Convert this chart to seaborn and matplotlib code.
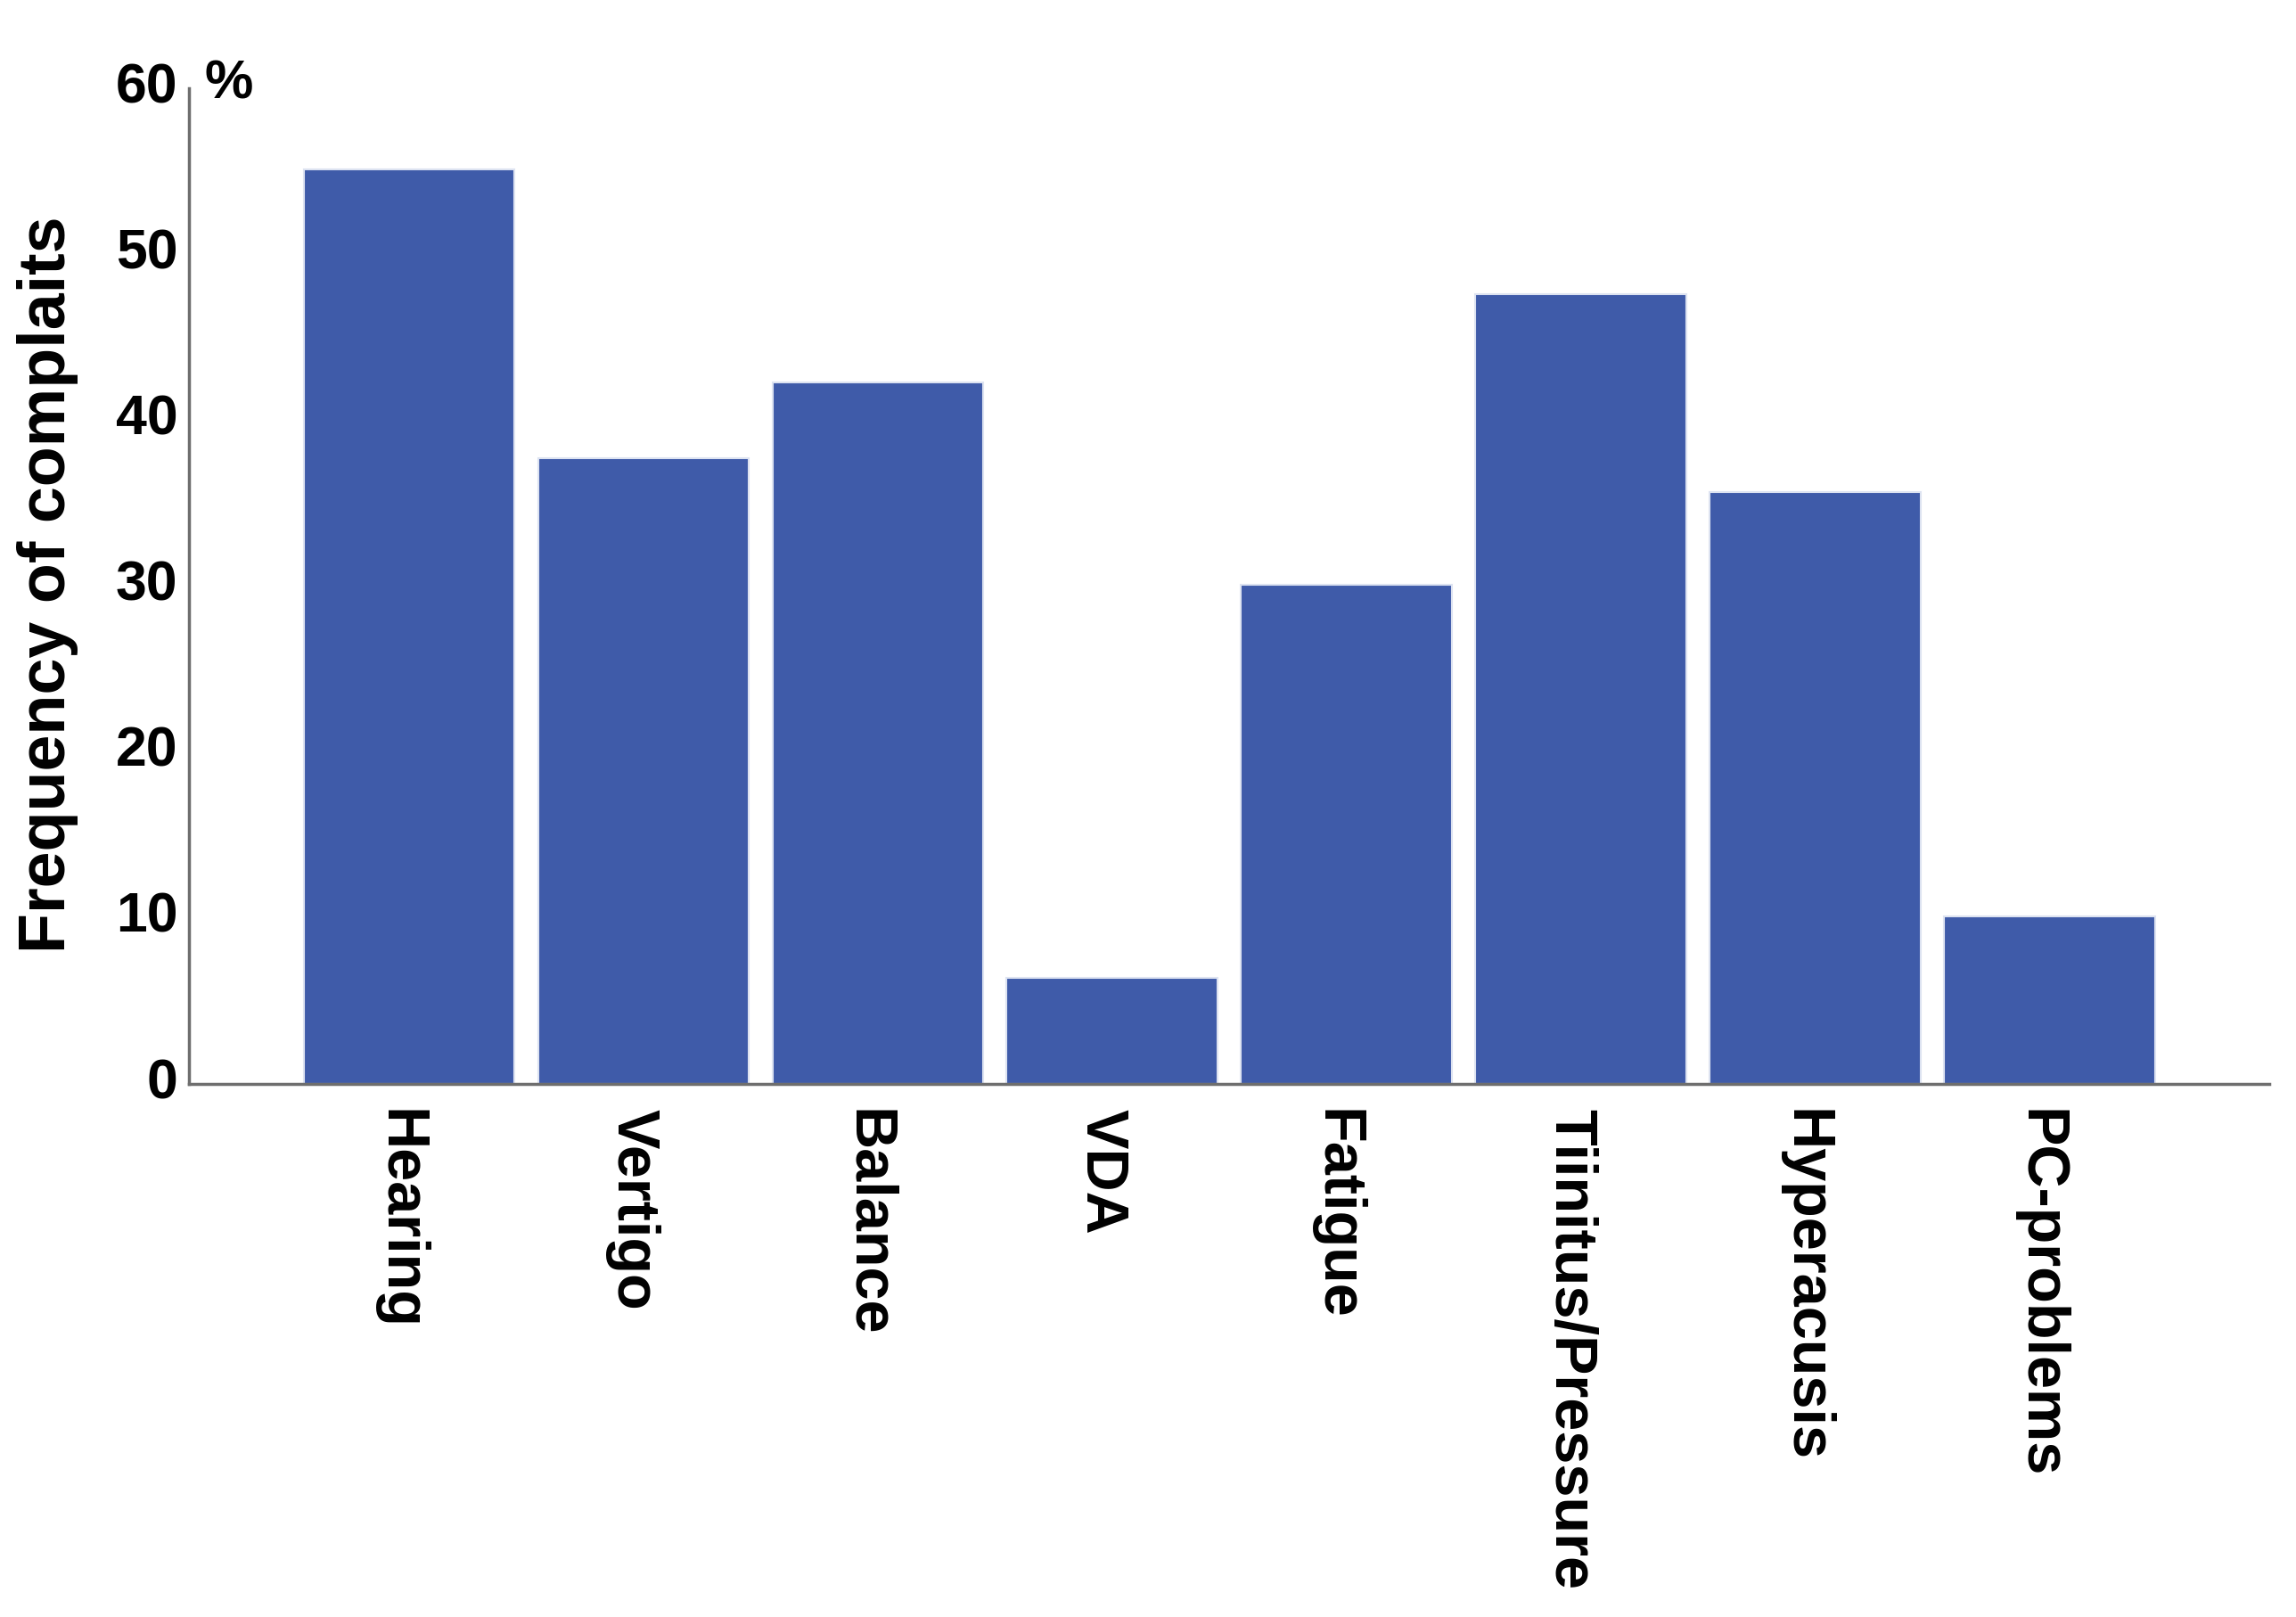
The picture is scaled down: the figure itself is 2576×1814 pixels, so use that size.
import pandas as pd
import matplotlib
matplotlib.use("Agg")
import matplotlib.pyplot as plt
import matplotlib.transforms as mtransforms
import seaborn as sns

# categorie e valori (percentuali)
categories = ["Hearing", "Vertigo", "Balance", "VDA", "Fatigue",
              "Tiinitus/Pressure", "Hyperacusis", "PC-problems"]
values = [55.1, 37.7, 42.3, 6.4, 30.1, 47.6, 35.7, 10.1]
yticks = [0, 10, 20, 30, 40, 50, 60]

df = pd.DataFrame({"complaint": categories, "freq": values})

sns.set_theme(style="white")
plt.rcParams["font.family"] = ["Liberation Sans", "DejaVu Sans"]
plt.rcParams["font.weight"] = "bold"
plt.rcParams["text.color"] = "black"
plt.rcParams["xtick.color"] = "black"
plt.rcParams["ytick.color"] = "black"
plt.rcParams["axes.labelcolor"] = "black"

fig = plt.figure(figsize=(25.76, 18.15), dpi=100)
ax = fig.add_axes([0.0823, 0.3294, 0.9885 - 0.0823, 0.9448 - 0.3294])

sns.barplot(data=df, x="complaint", y="freq", color="#3F5BA9", saturation=1,
            width=0.9, edgecolor="#dde3f1", linewidth=1.5, ax=ax)

ax.set_xlim(-0.94, 7.94)
ax.set_ylim(0, 60)
ax.set_yticks(yticks)
ax.set_yticklabels([str(t) for t in yticks], fontsize=45, fontweight="bold")
ax.set_xticks(range(len(categories)))
ax.set_xticklabels(categories, rotation=-90, fontsize=48, fontweight="bold",
                   va="top", ha="center")
ax.tick_params(axis="y", length=0, pad=9)
ax.tick_params(axis="x", length=0, pad=19)

# piccoli spostamenti delle etichette come nell'originale
up = mtransforms.ScaledTranslation(0, 0.08, fig.dpi_scale_trans)
for lab in ax.get_yticklabels():
    lab.set_transform(lab.get_transform() + up)
left = mtransforms.ScaledTranslation(-0.12, 0, fig.dpi_scale_trans)
for lab in ax.get_xticklabels():
    lab.set_transform(lab.get_transform() + left)

ax.set_xlabel("")
ax.set_ylabel("Frequency of complaits", fontsize=53, fontweight="bold",
              va="center")
ax.yaxis.set_label_coords(-0.068, 0.503)

for s in ["top", "right"]:
    ax.spines[s].set_visible(False)
for s in ["left", "bottom"]:
    ax.spines[s].set_color("#6e6e6e")
    ax.spines[s].set_linewidth(2.5)

ax.text(0.0193, 1.005, "%", transform=ax.transAxes, fontsize=44, fontweight="bold",
        ha="center", va="center")

fig.savefig("out.png", dpi=100)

____

| TASK REQUIREMENTS |
Go over the data above and copy every line that has the word "seaborn" in it.

| FULL ANSWER |
Convert this chart to seaborn and matplotlib code.
import seaborn as sns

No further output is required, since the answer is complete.